Politics and sports are inextricably linked and anyone who pretends that the twain will never meet is living in a delusional world.
To a genuine sports fan, this may seem unjust and unfair, but the harsh reality is that states and governments across the globe have used sport to
further their political agenda.
You might argue that when it is used as a tool to pressurise governments to correct their human rights record, like in the case of South Africa when it practiced Apartheid, a sporting ban is a justified means to achieve a just end.
In the context of say, Pakistan players not being allowed to play in India, we protest saying why penalise a sport and its players for the wrongdoings of a state.
The lines get further blurred and even confused when the same people in India, who justify the ban on Pakistan players, speak against Tamil Nadu imposing a similar ban on Sri Lanka players on the grounds of state-sponsored "genocide" on Tamils in that country.
It becomes more of a quandary when applied to a commercial venture like the IPL, even though it is being held in the garb of a sporting event.
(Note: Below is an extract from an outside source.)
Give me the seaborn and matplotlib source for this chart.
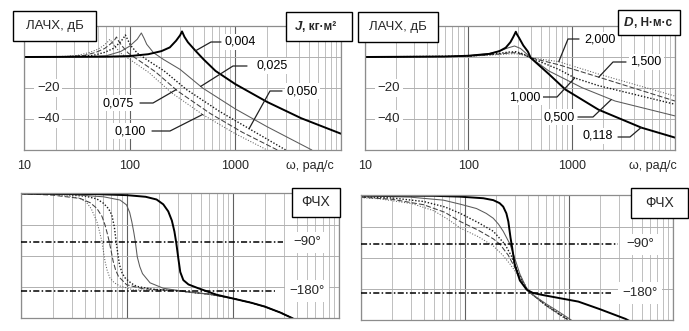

Even more incomprehensible is the IPL governing council's decision to let Chennai be the venue but force teams not to play the Lanka players there.
Why should the team owners, who are paying millions to these players, accept this bizarre condition which will affect their team's performance in the tournament?
An obvious solution would have been not to have Chennai as a venue at all and shift the matches to be played there to some other city, as has been done very often in the brief history of the tournament. The answer to why it was not done in this case is simple enough.
The IPL is run by the Board and its president is the owner of the Chennai team. What is in his interest may not be in the interest of the IPL and other team owners.
But as long as the decision-making powers vest in him, he is going to do what suits his needs and not that of a tournament.
This is a conflict of interest which has been written and debated about often enough, but no one seems to care, least of all a Board which has around 31 voting units and many powerful politicians and businessmen as its members.
Why even they should remain silent and not protest is baffling to say the least.